Work out the number of lines containing "this". Answer with nothing but that number.
= = = =
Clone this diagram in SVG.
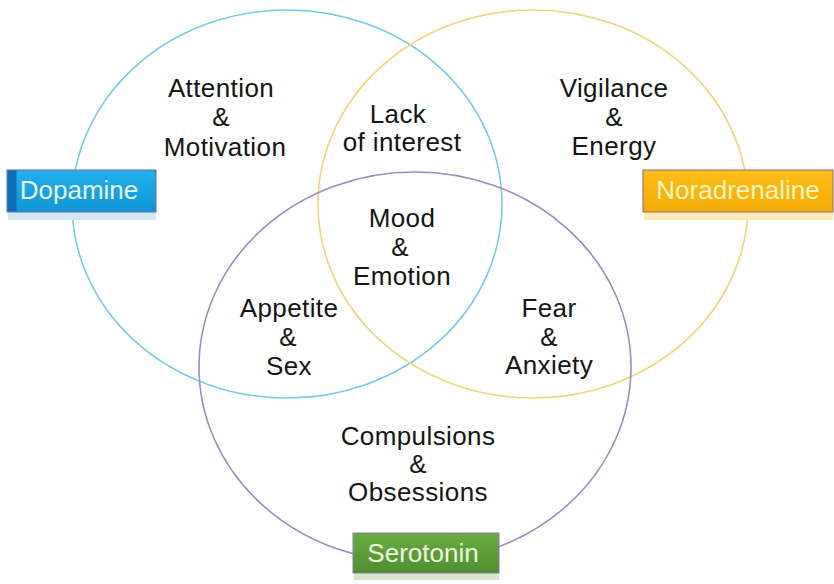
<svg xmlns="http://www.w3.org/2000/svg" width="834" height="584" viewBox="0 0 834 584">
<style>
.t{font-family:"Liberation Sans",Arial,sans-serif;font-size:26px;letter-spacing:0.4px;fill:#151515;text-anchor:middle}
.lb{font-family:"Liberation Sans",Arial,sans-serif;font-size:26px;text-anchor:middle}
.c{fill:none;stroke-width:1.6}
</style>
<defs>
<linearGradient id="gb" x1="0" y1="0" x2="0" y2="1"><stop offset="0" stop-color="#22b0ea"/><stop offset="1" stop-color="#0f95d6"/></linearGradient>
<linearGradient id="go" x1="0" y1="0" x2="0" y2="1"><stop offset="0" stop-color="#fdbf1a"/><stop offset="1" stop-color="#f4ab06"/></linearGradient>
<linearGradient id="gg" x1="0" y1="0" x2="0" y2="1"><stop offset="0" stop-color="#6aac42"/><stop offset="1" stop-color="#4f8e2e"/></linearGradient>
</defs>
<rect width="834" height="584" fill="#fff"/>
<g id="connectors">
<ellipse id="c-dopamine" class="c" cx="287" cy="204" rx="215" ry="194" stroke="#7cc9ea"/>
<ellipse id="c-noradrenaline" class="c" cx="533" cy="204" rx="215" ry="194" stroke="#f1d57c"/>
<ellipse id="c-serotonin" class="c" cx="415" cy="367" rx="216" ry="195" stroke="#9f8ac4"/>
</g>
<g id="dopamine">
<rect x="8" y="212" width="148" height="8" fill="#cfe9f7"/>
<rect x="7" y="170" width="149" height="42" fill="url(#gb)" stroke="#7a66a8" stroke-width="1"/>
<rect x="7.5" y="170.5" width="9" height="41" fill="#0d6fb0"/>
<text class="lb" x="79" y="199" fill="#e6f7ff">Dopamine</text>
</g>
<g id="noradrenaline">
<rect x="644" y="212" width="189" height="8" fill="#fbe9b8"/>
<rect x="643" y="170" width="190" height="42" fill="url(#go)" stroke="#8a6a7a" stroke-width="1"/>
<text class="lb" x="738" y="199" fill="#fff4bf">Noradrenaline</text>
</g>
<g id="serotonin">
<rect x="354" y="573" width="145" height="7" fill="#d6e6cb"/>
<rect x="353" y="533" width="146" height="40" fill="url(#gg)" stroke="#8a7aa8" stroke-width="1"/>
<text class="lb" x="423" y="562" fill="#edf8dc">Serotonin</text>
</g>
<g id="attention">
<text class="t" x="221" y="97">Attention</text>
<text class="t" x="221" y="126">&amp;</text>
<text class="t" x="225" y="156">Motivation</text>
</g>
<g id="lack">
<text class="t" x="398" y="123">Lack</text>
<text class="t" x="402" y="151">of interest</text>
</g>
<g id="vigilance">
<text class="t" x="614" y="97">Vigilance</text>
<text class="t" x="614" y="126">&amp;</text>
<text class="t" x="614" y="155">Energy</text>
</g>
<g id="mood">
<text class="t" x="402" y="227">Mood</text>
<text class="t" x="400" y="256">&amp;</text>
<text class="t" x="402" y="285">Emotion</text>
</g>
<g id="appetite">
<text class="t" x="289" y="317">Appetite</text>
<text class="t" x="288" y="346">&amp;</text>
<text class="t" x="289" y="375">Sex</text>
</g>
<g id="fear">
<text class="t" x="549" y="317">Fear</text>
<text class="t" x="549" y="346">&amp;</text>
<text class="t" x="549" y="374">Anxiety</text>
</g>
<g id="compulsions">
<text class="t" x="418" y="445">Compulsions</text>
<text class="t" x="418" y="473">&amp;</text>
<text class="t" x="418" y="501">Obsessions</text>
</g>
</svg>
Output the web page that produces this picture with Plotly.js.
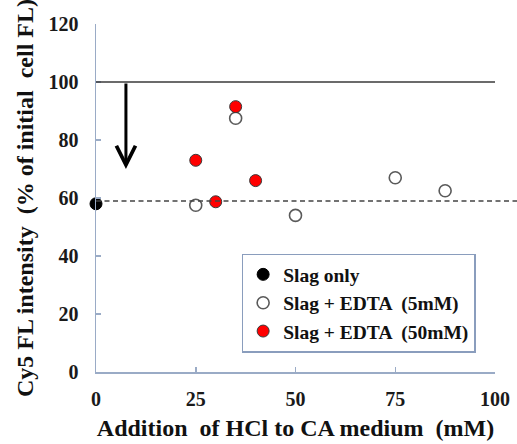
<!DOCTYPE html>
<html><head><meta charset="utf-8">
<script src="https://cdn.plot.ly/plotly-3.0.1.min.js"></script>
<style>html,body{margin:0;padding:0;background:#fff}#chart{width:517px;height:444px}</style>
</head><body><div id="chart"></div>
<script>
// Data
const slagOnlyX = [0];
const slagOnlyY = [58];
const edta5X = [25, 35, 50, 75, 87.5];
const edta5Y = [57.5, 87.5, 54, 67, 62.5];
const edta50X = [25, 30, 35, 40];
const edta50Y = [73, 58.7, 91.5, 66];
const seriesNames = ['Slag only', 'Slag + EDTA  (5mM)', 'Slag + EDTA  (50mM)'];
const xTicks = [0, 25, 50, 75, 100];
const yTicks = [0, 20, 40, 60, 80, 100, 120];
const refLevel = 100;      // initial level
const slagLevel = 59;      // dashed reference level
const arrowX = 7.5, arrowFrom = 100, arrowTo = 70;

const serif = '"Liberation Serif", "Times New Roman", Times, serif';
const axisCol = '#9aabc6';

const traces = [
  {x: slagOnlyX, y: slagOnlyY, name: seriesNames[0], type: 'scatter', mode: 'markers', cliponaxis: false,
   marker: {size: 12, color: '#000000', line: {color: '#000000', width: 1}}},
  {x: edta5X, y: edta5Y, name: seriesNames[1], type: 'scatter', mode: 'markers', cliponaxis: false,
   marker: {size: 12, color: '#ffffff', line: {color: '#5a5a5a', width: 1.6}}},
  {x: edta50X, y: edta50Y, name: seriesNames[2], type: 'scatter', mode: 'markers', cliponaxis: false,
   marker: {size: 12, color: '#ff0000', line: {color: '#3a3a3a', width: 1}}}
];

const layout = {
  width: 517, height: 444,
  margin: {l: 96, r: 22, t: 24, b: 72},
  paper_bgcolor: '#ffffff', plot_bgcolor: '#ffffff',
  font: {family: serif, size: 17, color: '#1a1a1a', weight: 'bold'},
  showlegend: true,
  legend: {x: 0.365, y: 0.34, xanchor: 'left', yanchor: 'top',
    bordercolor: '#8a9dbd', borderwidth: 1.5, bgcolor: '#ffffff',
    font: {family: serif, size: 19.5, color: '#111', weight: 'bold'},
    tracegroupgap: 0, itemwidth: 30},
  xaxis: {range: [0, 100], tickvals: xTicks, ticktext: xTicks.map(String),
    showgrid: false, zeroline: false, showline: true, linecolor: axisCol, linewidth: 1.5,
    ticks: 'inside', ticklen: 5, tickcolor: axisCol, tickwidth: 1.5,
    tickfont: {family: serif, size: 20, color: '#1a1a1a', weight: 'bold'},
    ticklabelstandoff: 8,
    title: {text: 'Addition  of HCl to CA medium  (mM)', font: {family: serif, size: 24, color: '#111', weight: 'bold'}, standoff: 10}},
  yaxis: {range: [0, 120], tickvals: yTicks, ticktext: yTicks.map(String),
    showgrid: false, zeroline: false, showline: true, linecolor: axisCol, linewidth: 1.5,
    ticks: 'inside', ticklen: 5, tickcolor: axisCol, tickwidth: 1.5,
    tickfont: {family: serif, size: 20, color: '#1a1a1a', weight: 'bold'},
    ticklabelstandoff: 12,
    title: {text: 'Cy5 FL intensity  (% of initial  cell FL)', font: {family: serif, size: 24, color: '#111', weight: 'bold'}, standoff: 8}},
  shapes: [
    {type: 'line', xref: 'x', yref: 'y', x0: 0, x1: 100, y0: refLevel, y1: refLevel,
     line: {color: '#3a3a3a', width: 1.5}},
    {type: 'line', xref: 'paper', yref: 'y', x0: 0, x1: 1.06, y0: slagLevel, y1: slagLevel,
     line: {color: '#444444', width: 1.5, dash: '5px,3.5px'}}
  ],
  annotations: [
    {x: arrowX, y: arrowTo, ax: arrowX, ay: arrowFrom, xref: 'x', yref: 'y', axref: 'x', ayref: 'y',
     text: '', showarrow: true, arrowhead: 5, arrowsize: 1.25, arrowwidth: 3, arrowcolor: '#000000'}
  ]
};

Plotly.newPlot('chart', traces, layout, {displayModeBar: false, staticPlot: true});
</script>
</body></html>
= = = =
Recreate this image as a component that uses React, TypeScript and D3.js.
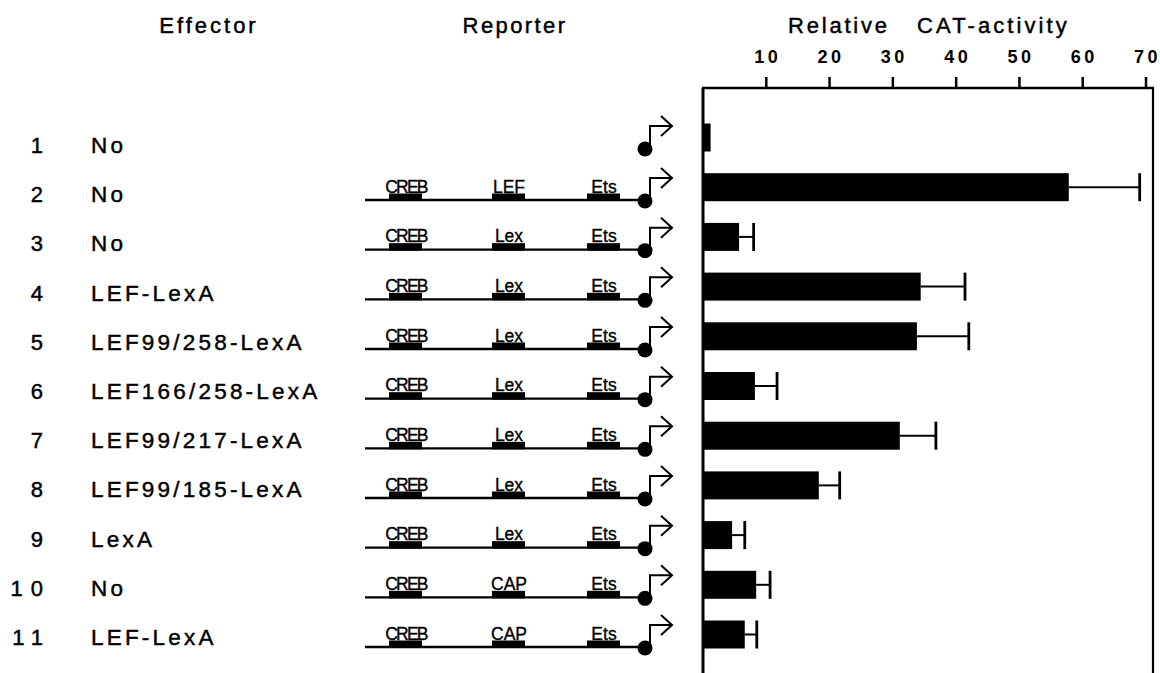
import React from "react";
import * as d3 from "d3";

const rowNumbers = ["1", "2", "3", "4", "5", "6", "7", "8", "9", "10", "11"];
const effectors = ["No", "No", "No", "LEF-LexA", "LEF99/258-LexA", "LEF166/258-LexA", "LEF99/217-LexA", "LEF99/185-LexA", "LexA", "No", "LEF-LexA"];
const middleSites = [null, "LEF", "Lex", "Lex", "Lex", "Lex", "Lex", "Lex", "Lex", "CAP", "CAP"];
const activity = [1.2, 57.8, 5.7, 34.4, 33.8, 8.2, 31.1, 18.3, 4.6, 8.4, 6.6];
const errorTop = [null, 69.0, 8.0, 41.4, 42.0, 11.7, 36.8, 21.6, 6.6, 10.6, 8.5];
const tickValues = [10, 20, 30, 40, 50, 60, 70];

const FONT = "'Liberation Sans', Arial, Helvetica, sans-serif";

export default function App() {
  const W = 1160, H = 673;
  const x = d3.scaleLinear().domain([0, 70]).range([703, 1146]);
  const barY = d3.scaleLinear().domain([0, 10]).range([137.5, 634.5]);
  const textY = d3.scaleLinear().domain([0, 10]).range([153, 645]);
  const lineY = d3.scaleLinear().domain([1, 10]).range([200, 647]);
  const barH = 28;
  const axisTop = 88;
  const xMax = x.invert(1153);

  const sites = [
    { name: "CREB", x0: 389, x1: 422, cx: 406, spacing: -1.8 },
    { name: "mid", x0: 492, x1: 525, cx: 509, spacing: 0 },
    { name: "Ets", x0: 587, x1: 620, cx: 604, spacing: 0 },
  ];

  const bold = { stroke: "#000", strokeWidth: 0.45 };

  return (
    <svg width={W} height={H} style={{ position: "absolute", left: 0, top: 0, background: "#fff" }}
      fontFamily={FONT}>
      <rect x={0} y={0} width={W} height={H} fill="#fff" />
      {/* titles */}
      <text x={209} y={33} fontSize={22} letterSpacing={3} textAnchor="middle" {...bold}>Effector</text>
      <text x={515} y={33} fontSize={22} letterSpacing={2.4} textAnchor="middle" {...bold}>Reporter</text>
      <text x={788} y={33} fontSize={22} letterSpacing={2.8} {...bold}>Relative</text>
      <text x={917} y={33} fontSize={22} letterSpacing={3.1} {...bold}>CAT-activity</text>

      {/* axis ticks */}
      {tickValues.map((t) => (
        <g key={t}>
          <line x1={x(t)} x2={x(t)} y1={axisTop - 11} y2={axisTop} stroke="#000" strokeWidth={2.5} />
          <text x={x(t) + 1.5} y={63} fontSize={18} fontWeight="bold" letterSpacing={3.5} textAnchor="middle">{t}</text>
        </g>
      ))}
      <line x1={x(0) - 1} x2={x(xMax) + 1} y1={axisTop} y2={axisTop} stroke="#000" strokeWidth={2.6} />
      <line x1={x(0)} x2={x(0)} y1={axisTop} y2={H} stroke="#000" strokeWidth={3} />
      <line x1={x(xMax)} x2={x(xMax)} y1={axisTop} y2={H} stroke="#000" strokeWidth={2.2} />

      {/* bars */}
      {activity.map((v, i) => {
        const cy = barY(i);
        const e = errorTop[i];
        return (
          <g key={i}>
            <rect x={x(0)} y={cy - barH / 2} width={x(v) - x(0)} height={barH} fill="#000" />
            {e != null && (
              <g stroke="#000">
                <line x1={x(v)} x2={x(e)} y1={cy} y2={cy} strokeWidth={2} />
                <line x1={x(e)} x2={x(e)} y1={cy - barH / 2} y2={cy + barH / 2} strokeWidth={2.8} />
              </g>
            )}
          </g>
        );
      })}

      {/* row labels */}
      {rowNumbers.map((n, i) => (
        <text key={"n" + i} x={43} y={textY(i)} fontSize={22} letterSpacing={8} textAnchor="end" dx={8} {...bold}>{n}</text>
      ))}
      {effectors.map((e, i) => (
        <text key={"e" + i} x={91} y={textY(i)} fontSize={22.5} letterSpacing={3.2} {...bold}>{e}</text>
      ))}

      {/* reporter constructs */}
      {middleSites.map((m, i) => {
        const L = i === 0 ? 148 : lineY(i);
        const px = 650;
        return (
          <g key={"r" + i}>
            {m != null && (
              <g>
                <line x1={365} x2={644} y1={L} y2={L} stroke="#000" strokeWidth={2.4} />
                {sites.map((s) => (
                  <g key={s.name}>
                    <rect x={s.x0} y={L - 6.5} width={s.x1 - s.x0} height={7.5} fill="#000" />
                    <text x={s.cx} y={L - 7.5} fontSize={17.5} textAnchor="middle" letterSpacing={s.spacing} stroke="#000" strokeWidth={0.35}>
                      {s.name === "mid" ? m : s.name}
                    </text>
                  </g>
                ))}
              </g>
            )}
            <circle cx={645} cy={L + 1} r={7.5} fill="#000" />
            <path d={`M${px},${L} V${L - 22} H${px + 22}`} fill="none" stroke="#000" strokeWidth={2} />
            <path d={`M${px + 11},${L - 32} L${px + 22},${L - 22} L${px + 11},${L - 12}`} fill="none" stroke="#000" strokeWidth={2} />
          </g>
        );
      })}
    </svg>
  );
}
= = = =
◆ Result of the task ◆
3